Not everyone enjoys exercise. Just like anything else in the world, some people are going to love it, others are going to hate it, and some people live for it; however, if you enjoy exercise or not, it’s necessary. Exercise may be seen by some as yet another thing to add to their already tight schedule that only yields minimal results. “Isn’t a V8 enough to keep me healthy?” In years past, before the modern conveniences of the last few centuries, people naturally received exercise. Just running a house burned tons of calories. It took hours to prepare meals then that take just a few minutes to prepare now. We have televisions to sit and watch, computers at which to sit and stare, and lawn mowers we sit on as we ride around the yard complaining about the heat. These modern conveniences are amazing and I am quite glad to have them; yet, I cannot deny that we do not get the exercise from our daily chores that our ancestors enjoyed (or endured).
Exercise is not usually something the majority of people enjoy; however, those that exercise enjoy the good feeling from the released endorphins that follow a good workout, but getting the shoes on and getting started can be so difficult.
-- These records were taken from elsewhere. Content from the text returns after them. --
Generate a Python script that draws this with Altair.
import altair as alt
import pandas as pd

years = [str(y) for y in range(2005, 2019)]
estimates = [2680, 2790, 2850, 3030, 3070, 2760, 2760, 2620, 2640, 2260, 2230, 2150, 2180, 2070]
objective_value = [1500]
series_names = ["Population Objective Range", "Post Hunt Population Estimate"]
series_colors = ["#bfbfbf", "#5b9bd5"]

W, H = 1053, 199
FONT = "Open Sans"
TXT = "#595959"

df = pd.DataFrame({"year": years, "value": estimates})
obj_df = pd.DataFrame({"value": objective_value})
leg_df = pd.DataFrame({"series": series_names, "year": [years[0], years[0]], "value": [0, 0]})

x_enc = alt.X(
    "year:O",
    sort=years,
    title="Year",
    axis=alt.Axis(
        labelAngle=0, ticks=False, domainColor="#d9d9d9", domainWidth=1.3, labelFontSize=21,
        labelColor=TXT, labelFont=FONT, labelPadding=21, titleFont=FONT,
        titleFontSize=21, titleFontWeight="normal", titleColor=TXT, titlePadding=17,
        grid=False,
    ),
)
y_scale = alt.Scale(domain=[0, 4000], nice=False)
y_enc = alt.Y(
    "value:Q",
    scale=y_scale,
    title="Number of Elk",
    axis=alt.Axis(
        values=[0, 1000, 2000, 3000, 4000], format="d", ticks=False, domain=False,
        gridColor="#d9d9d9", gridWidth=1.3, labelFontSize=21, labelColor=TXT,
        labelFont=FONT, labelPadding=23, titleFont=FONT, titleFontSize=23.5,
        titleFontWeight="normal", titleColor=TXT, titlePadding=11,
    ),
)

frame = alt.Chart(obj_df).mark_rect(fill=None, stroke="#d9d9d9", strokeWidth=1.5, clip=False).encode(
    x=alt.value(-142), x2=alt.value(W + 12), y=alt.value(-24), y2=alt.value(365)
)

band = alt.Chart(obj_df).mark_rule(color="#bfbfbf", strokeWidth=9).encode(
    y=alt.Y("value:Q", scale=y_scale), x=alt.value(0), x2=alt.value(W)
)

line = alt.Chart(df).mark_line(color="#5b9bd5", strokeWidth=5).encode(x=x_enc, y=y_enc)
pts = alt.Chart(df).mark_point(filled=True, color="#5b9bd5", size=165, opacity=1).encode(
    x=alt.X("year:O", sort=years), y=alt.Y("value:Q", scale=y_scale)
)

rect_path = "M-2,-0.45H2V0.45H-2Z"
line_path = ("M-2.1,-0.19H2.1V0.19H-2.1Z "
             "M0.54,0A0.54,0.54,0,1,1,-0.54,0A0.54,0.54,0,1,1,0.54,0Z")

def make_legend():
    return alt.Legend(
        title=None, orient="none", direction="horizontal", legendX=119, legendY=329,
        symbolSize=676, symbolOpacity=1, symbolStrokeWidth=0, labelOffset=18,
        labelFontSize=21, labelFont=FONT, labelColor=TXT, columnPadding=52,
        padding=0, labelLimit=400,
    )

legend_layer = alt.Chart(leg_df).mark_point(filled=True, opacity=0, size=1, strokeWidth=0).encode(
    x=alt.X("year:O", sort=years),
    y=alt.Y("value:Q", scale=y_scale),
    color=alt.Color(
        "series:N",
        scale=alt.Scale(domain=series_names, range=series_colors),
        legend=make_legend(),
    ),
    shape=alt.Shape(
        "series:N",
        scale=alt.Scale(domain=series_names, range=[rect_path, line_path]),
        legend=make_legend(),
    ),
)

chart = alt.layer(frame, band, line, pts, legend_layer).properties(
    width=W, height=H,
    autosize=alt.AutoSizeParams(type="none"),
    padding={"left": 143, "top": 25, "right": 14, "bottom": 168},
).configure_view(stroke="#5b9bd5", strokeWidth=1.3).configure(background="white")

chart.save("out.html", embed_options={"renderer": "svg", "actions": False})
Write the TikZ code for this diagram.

We all enjoy the fun parts of relationships. We enjoy the nice meals out, the laughing hysterically at inside jokes, and cuddling to a movie in front of a fire. But, what about the things in life we need to do that are difficult? Doing difficult activities with those we love not only helps us conquer them, but the experience also helps to build intimacy. During a 30 minute walk, spouses can discuss their days, any issues with the kids, and ideas for the future all while getting their bodies in shape. Just 30 minutes a day of vigorous exercise can really improve your body’s functions for the long haul. You could be thinking more clearly, walking more briskly, and sleeping more soundly all while building your relationship with your future spouse (which the habit can more easily continue once married).
Maybe neither of you enjoys the slowness of walking. Perhaps you could jog together, and if you like that, train for a 5k, half, or full marathon together. Maybe walking, running or swimming doesn’t excite you or your spouse. You could buy a trampoline and jump around like little kids or you could find a sport like tennis or basketball that you both enjoy. You could even join a local pool and swim laps together.
Of course, you won’t be able to talk while you swim, but it is still beneficial to your relationship to have shared health goals. Having shared goals in a relationship builds teamwork and makes both people need and lean on each other. Without goals in your relationship, it is easy to slowly drift apart into two separate lives. One may be watching television while the other cleans or reads a book. One may be active outside of the home while the other person looks forward to an empty house to be alone. Some time apart is beneficial and even necessary at times; however, time together while working towards common goals is essential if you want your relationship and future marriage to thrive.
If you both cannot agree on what you like to do, jot down several activities that each person likes and then draw from a hat or alternate activities (hers one day, his the next, and repeat the cycle). This can work, it just takes both people agreeing that it needs to be done, and both people being willing to carve out time in the day to do it. It will be great for your body, your mind, and your future marriage. Happy moving!